═══ Provided data

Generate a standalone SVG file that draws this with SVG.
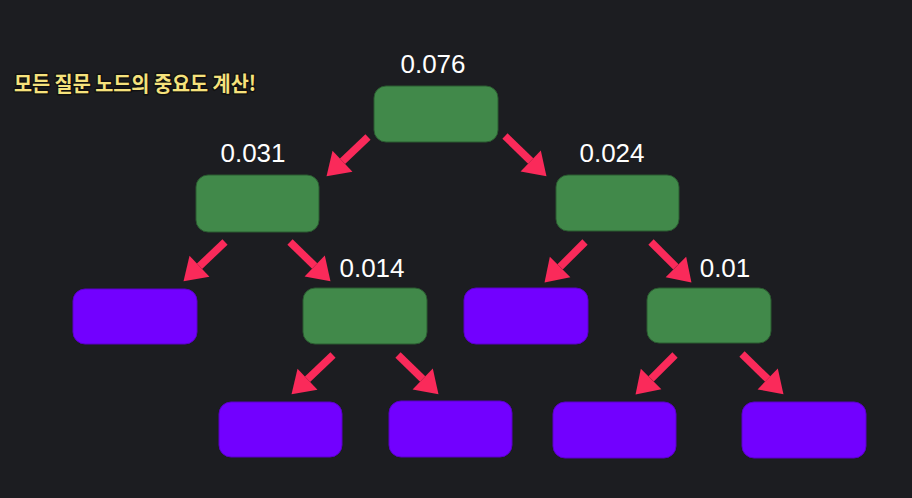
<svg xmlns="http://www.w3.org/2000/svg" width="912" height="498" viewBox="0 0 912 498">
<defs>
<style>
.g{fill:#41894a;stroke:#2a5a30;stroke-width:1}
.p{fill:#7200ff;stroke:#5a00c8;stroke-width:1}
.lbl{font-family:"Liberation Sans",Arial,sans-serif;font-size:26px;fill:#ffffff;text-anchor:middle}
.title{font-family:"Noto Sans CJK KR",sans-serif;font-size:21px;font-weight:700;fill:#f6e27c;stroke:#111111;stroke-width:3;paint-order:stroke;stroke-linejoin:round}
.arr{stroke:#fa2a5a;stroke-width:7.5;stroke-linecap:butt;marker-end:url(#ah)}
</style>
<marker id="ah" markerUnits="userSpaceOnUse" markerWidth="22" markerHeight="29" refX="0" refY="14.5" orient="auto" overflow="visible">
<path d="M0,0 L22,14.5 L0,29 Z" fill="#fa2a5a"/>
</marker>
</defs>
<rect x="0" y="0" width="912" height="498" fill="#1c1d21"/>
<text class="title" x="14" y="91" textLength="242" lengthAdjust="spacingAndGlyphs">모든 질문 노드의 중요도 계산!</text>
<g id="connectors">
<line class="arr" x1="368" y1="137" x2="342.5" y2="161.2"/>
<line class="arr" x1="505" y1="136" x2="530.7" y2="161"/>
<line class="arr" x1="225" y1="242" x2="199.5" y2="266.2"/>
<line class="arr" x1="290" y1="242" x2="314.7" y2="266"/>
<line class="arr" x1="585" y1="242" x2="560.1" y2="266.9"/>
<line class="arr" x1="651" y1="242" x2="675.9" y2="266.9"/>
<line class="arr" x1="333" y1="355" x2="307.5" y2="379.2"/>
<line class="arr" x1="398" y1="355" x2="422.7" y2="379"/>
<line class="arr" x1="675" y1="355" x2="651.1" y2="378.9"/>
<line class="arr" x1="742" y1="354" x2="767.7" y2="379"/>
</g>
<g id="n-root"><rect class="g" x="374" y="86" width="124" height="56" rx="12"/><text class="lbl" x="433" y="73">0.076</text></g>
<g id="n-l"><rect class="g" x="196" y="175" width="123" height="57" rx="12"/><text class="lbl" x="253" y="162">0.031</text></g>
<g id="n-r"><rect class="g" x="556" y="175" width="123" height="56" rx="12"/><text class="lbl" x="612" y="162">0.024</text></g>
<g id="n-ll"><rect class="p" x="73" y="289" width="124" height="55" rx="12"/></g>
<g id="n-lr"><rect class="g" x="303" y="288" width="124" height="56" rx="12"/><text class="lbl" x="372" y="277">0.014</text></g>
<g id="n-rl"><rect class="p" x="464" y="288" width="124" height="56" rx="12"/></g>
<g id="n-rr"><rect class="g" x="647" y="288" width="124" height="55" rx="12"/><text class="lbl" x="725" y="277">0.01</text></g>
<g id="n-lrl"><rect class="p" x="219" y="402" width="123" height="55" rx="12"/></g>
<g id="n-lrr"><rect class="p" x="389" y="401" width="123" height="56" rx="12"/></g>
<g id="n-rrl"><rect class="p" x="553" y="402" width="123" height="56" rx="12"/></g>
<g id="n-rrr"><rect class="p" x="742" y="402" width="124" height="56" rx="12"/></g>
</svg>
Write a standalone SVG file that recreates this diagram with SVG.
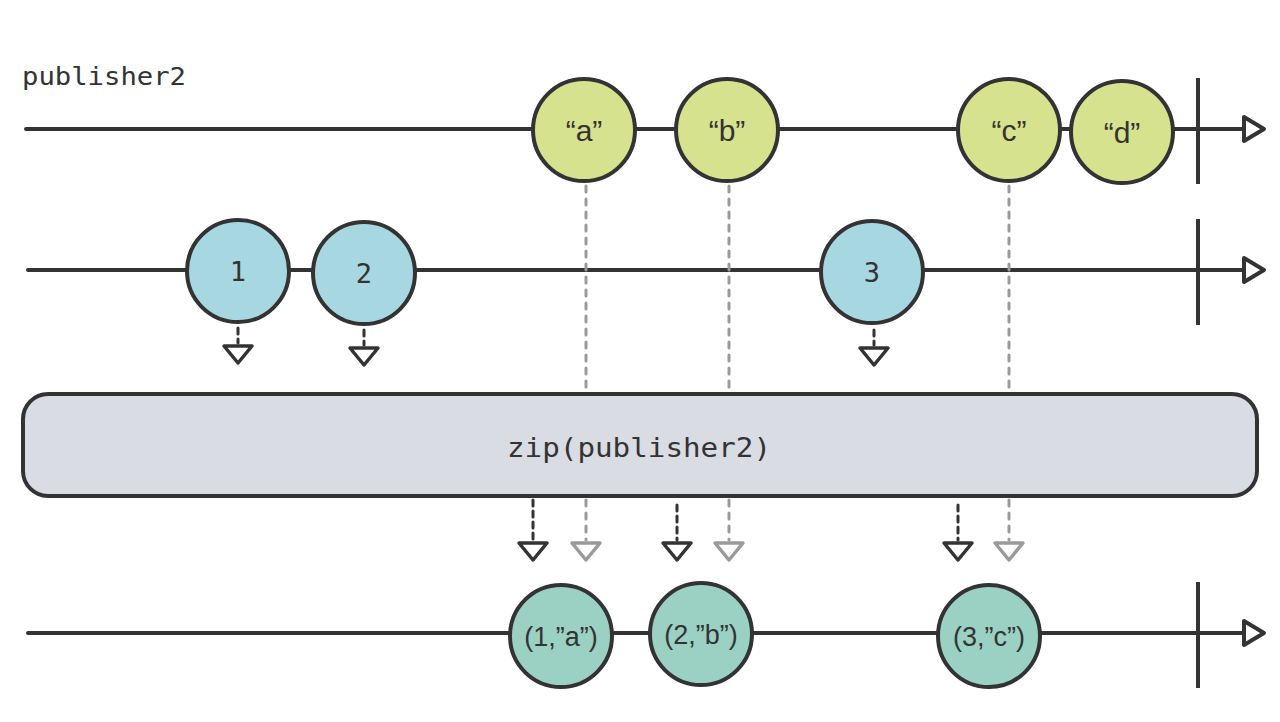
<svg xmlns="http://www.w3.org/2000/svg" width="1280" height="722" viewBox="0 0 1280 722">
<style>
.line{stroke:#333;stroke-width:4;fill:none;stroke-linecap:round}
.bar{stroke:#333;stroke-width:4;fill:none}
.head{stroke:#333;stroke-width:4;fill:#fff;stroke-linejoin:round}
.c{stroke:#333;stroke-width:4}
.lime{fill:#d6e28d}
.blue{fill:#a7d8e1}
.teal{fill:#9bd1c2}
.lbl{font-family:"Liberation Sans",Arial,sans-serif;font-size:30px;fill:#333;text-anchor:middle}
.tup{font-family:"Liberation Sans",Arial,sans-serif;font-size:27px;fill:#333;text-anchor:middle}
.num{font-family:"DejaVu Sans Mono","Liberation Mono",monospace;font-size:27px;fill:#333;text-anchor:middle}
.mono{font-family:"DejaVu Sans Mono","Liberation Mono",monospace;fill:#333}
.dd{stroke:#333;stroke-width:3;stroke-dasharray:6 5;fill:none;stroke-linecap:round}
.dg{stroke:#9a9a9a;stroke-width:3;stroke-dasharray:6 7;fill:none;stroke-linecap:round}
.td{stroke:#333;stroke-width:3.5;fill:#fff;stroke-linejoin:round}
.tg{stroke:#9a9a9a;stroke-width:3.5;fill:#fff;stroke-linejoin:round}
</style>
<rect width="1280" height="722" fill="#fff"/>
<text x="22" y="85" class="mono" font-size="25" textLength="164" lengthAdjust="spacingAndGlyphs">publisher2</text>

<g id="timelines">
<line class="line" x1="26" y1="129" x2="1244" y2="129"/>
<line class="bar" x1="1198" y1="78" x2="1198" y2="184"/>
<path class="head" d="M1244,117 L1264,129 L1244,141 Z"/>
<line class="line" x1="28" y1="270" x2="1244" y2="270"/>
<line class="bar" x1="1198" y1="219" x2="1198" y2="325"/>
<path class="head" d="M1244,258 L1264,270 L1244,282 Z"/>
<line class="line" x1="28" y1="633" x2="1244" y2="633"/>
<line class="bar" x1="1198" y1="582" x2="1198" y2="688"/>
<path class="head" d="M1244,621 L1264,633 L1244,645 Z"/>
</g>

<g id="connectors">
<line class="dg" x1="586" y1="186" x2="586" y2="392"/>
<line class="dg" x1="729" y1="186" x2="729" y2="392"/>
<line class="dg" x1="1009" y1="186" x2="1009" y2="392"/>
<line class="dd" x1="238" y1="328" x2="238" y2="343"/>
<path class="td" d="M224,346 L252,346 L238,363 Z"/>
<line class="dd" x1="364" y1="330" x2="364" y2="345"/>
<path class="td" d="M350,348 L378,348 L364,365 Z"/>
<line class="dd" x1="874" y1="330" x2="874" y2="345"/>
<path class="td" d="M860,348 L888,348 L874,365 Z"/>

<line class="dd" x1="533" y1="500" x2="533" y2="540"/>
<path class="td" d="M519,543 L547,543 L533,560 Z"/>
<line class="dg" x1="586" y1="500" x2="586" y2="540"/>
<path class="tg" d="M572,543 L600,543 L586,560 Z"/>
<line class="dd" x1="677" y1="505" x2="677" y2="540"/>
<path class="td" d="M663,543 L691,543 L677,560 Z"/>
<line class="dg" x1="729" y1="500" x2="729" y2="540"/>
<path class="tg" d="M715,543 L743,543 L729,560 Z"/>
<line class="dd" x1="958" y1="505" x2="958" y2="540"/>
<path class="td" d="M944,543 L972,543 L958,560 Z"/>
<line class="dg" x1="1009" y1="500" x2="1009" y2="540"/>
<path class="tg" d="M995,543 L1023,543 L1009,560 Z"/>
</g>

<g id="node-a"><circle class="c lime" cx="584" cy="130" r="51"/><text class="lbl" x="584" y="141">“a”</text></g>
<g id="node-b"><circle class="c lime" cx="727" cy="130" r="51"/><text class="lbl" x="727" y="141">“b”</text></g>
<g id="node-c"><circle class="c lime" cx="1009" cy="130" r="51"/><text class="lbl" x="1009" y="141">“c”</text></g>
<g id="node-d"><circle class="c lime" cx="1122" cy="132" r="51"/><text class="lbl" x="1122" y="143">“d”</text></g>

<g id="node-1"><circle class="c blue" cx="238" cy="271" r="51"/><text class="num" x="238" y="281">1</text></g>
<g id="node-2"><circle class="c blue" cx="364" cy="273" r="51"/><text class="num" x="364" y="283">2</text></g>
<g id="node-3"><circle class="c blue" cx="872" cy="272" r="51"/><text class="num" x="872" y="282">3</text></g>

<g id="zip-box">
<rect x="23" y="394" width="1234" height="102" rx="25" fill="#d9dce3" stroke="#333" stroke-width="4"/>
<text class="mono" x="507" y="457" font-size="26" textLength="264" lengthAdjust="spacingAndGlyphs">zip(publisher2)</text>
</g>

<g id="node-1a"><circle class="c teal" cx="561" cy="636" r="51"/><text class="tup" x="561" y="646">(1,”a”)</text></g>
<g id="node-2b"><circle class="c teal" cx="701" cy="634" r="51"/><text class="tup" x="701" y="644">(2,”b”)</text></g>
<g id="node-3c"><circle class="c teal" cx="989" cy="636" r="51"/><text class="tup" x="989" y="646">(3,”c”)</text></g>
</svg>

══════
═══ Provided data

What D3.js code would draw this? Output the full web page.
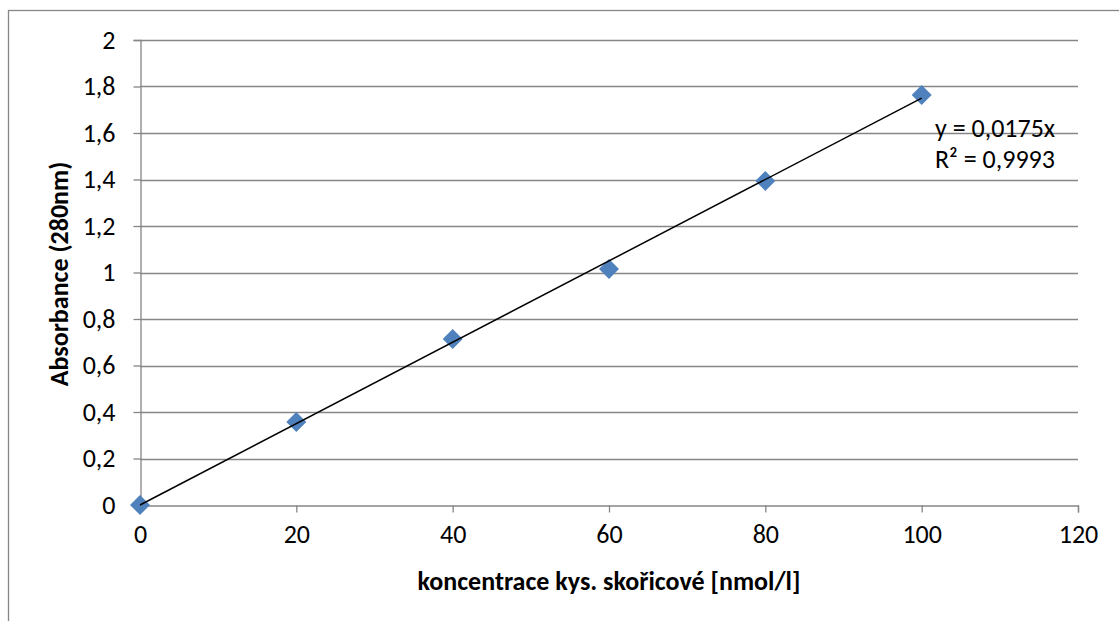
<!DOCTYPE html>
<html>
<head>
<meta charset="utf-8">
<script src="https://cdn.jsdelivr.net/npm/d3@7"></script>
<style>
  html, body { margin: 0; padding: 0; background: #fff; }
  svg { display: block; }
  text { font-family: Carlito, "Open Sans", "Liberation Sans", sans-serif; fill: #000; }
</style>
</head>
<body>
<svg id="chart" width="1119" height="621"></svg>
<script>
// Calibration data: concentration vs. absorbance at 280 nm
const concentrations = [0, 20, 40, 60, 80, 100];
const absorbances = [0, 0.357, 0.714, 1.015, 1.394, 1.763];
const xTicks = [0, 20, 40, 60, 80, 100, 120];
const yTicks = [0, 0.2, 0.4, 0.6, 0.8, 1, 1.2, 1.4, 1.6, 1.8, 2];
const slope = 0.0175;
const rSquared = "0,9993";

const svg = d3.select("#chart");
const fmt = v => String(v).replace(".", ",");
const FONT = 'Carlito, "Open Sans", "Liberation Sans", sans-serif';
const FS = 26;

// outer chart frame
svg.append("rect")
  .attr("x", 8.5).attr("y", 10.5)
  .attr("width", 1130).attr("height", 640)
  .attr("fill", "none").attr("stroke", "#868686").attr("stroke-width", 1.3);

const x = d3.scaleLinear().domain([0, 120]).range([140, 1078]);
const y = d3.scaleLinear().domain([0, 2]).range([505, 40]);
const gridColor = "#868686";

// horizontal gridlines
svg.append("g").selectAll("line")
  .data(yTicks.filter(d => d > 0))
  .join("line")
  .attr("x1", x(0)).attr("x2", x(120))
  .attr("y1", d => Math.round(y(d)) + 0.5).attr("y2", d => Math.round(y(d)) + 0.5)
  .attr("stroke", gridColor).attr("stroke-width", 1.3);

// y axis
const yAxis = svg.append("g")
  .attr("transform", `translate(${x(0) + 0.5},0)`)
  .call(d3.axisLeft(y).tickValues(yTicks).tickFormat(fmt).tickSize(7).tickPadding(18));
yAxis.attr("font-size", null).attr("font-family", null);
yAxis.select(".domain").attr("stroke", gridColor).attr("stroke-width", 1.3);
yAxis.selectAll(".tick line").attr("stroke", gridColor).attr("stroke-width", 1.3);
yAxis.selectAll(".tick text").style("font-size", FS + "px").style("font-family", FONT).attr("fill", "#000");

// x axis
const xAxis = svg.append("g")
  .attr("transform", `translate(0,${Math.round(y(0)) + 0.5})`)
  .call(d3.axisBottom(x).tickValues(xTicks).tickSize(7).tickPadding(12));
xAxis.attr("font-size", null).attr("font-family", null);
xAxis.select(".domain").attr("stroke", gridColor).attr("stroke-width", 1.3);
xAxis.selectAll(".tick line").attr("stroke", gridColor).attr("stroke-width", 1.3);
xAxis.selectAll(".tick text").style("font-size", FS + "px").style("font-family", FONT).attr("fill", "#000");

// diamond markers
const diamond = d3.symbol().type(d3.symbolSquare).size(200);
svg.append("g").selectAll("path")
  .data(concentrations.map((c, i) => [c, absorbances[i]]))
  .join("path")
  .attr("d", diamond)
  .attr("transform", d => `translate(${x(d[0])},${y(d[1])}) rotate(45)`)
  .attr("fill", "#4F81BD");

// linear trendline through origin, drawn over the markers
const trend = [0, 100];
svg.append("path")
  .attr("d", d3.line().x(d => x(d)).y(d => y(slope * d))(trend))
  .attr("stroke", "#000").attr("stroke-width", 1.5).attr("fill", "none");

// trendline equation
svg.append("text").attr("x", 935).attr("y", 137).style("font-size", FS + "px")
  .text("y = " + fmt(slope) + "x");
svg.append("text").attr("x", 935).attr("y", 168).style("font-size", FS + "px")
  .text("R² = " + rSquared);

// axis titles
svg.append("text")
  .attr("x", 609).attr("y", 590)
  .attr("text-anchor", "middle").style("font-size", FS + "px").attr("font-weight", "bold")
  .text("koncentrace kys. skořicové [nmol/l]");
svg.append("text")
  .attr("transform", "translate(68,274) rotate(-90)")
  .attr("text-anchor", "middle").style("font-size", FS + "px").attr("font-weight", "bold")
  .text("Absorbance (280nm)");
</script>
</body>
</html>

══════
═══ Provided data

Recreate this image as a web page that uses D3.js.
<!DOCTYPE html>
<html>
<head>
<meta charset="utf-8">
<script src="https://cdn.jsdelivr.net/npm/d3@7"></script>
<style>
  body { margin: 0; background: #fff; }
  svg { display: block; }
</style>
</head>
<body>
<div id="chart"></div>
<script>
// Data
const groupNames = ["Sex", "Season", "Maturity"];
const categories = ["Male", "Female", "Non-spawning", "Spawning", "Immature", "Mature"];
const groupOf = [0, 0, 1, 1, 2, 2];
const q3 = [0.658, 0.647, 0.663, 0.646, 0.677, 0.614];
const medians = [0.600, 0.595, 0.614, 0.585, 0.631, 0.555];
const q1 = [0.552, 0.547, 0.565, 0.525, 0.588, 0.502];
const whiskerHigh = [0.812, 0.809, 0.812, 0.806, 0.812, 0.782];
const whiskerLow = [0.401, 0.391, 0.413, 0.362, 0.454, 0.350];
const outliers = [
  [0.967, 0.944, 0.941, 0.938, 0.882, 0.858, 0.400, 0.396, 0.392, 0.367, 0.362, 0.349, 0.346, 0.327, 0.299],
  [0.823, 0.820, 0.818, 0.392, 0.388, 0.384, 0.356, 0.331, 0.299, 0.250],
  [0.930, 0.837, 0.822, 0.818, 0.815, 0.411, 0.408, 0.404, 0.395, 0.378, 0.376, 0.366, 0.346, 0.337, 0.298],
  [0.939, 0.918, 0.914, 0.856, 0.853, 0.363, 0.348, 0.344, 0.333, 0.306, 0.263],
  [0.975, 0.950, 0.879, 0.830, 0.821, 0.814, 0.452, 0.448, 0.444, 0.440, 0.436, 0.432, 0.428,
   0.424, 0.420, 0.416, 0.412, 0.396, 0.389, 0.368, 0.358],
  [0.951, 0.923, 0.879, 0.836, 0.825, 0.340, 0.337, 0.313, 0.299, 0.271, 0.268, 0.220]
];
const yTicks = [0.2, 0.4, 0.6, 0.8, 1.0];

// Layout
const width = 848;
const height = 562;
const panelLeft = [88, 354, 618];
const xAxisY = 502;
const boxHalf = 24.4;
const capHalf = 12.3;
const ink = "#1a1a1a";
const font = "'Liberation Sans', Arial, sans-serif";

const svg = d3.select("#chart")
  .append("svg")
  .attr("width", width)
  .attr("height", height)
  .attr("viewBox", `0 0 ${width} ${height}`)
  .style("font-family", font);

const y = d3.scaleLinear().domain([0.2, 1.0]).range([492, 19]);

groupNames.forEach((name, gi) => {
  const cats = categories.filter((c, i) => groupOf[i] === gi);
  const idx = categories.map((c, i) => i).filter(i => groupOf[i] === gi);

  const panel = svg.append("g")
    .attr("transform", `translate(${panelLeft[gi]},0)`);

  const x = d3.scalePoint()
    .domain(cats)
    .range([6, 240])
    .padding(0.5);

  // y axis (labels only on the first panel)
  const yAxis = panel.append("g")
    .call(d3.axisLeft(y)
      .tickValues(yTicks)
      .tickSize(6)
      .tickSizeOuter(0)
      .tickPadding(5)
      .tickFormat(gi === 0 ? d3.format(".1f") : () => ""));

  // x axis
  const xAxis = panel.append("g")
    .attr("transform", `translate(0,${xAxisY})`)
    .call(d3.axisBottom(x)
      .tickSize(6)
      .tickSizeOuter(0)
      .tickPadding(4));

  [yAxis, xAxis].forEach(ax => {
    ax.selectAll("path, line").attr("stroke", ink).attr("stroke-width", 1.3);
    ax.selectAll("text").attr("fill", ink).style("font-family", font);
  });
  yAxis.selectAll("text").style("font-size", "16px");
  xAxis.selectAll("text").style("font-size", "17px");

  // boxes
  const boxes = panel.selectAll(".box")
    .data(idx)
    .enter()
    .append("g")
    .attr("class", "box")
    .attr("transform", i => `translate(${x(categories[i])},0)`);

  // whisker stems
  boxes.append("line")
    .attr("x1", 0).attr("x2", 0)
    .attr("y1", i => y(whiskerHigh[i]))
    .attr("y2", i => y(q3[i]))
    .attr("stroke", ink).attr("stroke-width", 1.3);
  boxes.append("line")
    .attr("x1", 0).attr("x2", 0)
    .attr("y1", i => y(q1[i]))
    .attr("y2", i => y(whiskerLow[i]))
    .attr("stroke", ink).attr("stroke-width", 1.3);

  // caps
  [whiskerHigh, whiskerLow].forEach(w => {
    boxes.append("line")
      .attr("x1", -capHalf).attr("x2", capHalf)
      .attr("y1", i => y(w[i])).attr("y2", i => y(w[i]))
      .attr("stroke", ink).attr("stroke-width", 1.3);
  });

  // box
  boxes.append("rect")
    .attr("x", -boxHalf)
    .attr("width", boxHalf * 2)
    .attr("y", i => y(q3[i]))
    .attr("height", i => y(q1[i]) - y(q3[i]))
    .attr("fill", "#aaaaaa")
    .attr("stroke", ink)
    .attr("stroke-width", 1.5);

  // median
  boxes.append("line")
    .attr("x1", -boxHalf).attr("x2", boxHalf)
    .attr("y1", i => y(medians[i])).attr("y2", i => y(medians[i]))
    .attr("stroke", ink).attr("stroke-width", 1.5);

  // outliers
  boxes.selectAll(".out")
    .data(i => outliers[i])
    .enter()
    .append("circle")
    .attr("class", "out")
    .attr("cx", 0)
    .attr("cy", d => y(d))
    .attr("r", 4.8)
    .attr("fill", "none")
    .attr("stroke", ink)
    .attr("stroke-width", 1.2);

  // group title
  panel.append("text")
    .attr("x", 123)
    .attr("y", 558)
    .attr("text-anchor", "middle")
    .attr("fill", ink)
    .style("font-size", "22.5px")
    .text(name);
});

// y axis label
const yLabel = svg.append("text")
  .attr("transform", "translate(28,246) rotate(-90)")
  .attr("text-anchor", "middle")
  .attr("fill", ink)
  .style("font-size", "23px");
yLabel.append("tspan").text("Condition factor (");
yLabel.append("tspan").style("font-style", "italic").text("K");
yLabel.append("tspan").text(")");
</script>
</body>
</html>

══════

Problem to solve:
Select every line of the material above holding the word "with" and copy it.

Completed task:
Generate a standalone SVG file that draws this with SVG.
Write a standalone SVG file that recreates this diagram with SVG.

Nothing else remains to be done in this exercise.